*WHAT THE TASK REQUIRES*
Repeat the data word for word. Do not include the pictures.

---

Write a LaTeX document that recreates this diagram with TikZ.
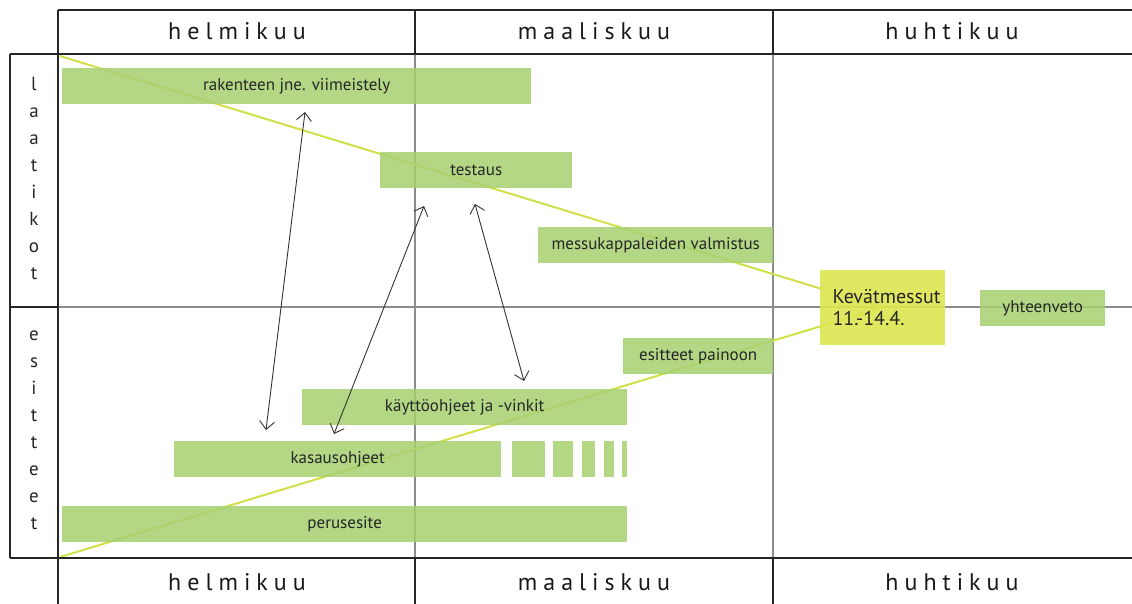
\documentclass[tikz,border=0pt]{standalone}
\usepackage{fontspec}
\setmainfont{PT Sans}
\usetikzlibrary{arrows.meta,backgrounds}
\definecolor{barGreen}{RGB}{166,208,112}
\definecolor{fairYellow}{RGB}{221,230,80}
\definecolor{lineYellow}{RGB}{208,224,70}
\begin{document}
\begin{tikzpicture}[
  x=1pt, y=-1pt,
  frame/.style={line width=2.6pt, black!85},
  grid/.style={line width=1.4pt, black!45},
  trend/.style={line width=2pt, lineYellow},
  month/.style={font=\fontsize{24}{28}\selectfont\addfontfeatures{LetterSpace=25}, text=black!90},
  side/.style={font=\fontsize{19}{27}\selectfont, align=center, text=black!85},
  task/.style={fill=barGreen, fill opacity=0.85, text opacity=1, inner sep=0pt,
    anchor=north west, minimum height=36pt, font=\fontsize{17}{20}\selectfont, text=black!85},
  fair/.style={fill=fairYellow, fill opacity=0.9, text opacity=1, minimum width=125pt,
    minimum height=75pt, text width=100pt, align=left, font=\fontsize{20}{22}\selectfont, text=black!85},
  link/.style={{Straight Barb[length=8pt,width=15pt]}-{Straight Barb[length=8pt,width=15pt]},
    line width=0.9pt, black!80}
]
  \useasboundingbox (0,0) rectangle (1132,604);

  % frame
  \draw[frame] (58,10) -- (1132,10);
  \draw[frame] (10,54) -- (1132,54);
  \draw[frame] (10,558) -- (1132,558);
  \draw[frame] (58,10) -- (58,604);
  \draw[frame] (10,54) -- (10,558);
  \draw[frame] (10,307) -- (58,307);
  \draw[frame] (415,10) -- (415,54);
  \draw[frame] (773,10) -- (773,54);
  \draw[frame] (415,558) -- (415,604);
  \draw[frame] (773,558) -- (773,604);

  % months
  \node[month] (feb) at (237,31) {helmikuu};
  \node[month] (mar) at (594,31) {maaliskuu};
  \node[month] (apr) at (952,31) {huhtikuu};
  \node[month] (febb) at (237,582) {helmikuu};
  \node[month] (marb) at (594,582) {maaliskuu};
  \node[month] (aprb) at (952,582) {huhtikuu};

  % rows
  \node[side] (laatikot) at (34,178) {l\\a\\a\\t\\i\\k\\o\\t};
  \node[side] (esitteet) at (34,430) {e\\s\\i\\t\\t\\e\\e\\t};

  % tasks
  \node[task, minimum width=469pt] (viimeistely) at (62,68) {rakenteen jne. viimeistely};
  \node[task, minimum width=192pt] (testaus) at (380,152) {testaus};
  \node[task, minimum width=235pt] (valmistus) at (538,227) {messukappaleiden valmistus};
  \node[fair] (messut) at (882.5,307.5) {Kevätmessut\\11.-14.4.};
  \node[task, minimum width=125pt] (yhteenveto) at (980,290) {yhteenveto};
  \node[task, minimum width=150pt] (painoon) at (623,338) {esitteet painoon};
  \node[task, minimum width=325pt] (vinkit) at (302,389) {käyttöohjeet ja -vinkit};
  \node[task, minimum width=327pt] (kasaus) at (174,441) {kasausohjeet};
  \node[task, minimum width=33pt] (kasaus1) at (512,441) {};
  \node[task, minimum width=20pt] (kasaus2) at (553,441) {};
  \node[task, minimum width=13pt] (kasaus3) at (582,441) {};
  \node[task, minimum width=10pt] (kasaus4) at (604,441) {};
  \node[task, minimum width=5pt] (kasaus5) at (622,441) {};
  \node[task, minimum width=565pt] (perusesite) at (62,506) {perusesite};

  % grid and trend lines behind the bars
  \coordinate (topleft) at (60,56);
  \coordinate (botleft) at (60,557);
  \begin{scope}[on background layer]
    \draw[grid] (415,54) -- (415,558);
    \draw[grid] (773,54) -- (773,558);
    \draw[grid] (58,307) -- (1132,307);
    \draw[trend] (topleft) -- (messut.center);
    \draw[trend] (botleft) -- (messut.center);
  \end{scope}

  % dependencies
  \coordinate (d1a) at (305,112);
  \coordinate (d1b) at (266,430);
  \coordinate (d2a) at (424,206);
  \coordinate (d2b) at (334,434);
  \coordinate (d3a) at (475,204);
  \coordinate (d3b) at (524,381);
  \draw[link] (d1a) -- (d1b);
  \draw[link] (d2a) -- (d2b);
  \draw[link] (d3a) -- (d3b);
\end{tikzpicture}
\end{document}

---

*TASK ANSWER*
Write a LaTeX document that recreates this diagram with TikZ.
\documentclass[tikz,border=0pt]{standalone}
\usepackage{fontspec}
\setmainfont{PT Sans}
\usetikzlibrary{arrows.meta,backgrounds}
\definecolor{barGreen}{RGB}{166,208,112}
\definecolor{fairYellow}{RGB}{221,230,80}
\definecolor{lineYellow}{RGB}{208,224,70}
\begin{document}
\begin{tikzpicture}[
  x=1pt, y=-1pt,
  frame/.style={line width=2.6pt, black!85},
  grid/.style={line width=1.4pt, black!45},
  trend/.style={line width=2pt, lineYellow},
  month/.style={font=\fontsize{24}{28}\selectfont\addfontfeatures{LetterSpace=25}, text=black!90},
  side/.style={font=\fontsize{19}{27}\selectfont, align=center, text=black!85},
  task/.style={fill=barGreen, fill opacity=0.85, text opacity=1, inner sep=0pt,
    anchor=north west, minimum height=36pt, font=\fontsize{17}{20}\selectfont, text=black!85},
  fair/.style={fill=fairYellow, fill opacity=0.9, text opacity=1, minimum width=125pt,
    minimum height=75pt, text width=100pt, align=left, font=\fontsize{20}{22}\selectfont, text=black!85},
  link/.style={{Straight Barb[length=8pt,width=15pt]}-{Straight Barb[length=8pt,width=15pt]},
    line width=0.9pt, black!80}
]
  \useasboundingbox (0,0) rectangle (1132,604);

  % frame
  \draw[frame] (58,10) -- (1132,10);
  \draw[frame] (10,54) -- (1132,54);
  \draw[frame] (10,558) -- (1132,558);
  \draw[frame] (58,10) -- (58,604);
  \draw[frame] (10,54) -- (10,558);
  \draw[frame] (10,307) -- (58,307);
  \draw[frame] (415,10) -- (415,54);
  \draw[frame] (773,10) -- (773,54);
  \draw[frame] (415,558) -- (415,604);
  \draw[frame] (773,558) -- (773,604);

  % months
  \node[month] (feb) at (237,31) {helmikuu};
  \node[month] (mar) at (594,31) {maaliskuu};
  \node[month] (apr) at (952,31) {huhtikuu};
  \node[month] (febb) at (237,582) {helmikuu};
  \node[month] (marb) at (594,582) {maaliskuu};
  \node[month] (aprb) at (952,582) {huhtikuu};

  % rows
  \node[side] (laatikot) at (34,178) {l\\a\\a\\t\\i\\k\\o\\t};
  \node[side] (esitteet) at (34,430) {e\\s\\i\\t\\t\\e\\e\\t};

  % tasks
  \node[task, minimum width=469pt] (viimeistely) at (62,68) {rakenteen jne. viimeistely};
  \node[task, minimum width=192pt] (testaus) at (380,152) {testaus};
  \node[task, minimum width=235pt] (valmistus) at (538,227) {messukappaleiden valmistus};
  \node[fair] (messut) at (882.5,307.5) {Kevätmessut\\11.-14.4.};
  \node[task, minimum width=125pt] (yhteenveto) at (980,290) {yhteenveto};
  \node[task, minimum width=150pt] (painoon) at (623,338) {esitteet painoon};
  \node[task, minimum width=325pt] (vinkit) at (302,389) {käyttöohjeet ja -vinkit};
  \node[task, minimum width=327pt] (kasaus) at (174,441) {kasausohjeet};
  \node[task, minimum width=33pt] (kasaus1) at (512,441) {};
  \node[task, minimum width=20pt] (kasaus2) at (553,441) {};
  \node[task, minimum width=13pt] (kasaus3) at (582,441) {};
  \node[task, minimum width=10pt] (kasaus4) at (604,441) {};
  \node[task, minimum width=5pt] (kasaus5) at (622,441) {};
  \node[task, minimum width=565pt] (perusesite) at (62,506) {perusesite};

  % grid and trend lines behind the bars
  \coordinate (topleft) at (60,56);
  \coordinate (botleft) at (60,557);
  \begin{scope}[on background layer]
    \draw[grid] (415,54) -- (415,558);
    \draw[grid] (773,54) -- (773,558);
    \draw[grid] (58,307) -- (1132,307);
    \draw[trend] (topleft) -- (messut.center);
    \draw[trend] (botleft) -- (messut.center);
  \end{scope}

  % dependencies
  \coordinate (d1a) at (305,112);
  \coordinate (d1b) at (266,430);
  \coordinate (d2a) at (424,206);
  \coordinate (d2b) at (334,434);
  \coordinate (d3a) at (475,204);
  \coordinate (d3b) at (524,381);
  \draw[link] (d1a) -- (d1b);
  \draw[link] (d2a) -- (d2b);
  \draw[link] (d3a) -- (d3b);
\end{tikzpicture}
\end{document}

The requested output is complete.